A garden snail embarks on a hero’s journey to fulfil his seemingly impossible dream in Turbo.
IMAGINE a snail that hates being slow; instead, it wants to travel at lightning speed despite its obvious limitations. After a strange but not altogether unwelcomed accident, this particular snail gains that very ability – bringing him that much closer to realising his dream of participating in a professional race, the Indy 500.
That is basically the premise of Turbo, a new animated feature directed by David Soren, featuring the voices of Ryan Reynolds, Samuel L. Jackson and Paul Giamatti.
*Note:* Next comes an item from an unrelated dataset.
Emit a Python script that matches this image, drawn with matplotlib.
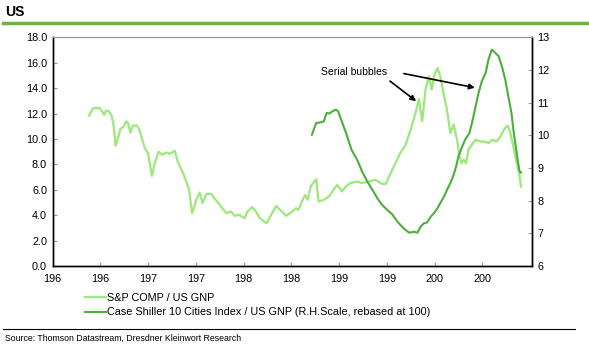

When Soren first approached Reynolds to do the voice of the lead character, it didn’t take him much to convince the actor to sign on. Like this special snail that dreams really big, Reynolds dreamt of becoming an actor while growing up in Canada – the notion didn’t look like a possibility back then. Well we all know how that story ended, with Reynolds now being a much sought-after Hollywood actor.
In the film’s production notes provided by Twentieth Century Fox, Soren recalled meeting Reynolds for lunch to talk about the project. Leaving out the snail bit, Soren talked in great detail of a character that had a big dream. It was only at the end of the discussion that Soren revealed it was a snail. Reynolds recalled: “How could I not fall in love with that pitch? Anyone who seeks to achieve something seemingly impossible is usually wired differently from anyone else; that was an exciting dynamic to explore.”
The handsome actor then told Soren: “I can’t wait to be a snail.”
Still, it must be said, a snail as a central character is truly unconventional. How is a garden snail even endearing, right? Even at their “best”, they are a nuisance, surely. This is something that Soren attested to. “My front yard has a bit of a snail problem. I would see snails devouring a tomato plant and completely decimating it.”
At the same time, this story provides a wonderful message to the audience. Best-selling children’s author Emily Jenkins commented: “I think it is very powerful for children to see someone small or weak or different like a snail triumphing against the odds. Having a snail as the hero of a story is obviously doubly symbolic, because it is the smallest and slowest creature. It is like the symbolic child.”
Actor Samuel L. Jackson – who provides the voice for the character Whiplash, the super-cool boss of a pit crew of racing snails – couldn’t agree more on how Turbo can inspire the younger audience. For one, Whiplash is often challenging all the other snails to be the best that they can be, even when the outcome is working against them – something that Jackson knows a thing or two about.
Jackson shared: “I had a dream; and my dream was spawned from my reading and watching films about places that I wanted to see and things that I wanted to do. I knew I did not want to stay in the place where I grew up (Chattanooga, Tennessee) – where I wasn’t able to do everything that other people could do, because I was in the segregated South.
“There were certain things that I could not do just because I was black. It was part of my dream and my goal to get out of there when I was an adult. I knew I was going to be somewhere else and from my reading I knew the world was bigger than that place where I was raised. I wanted to be in that bigger world; I wanted to see it and experience it. The fire was lit under me so that I knew no matter what happened I was going to do something special.
“Turbo has that same dream, of watching fast things go by and wanting to be that fast thing himself. He wants to move like a racing driver and be part of that world. Then all of a sudden when he has this freak experience and he becomes fast, it is so exhilarating for him to know how it feels. It is great to give kids the belief that if they put in the effort and the work they can get a positive result,” said Jackson. – Mumtaj Begum
Turbo opens in cinemas nationwide on Thursday.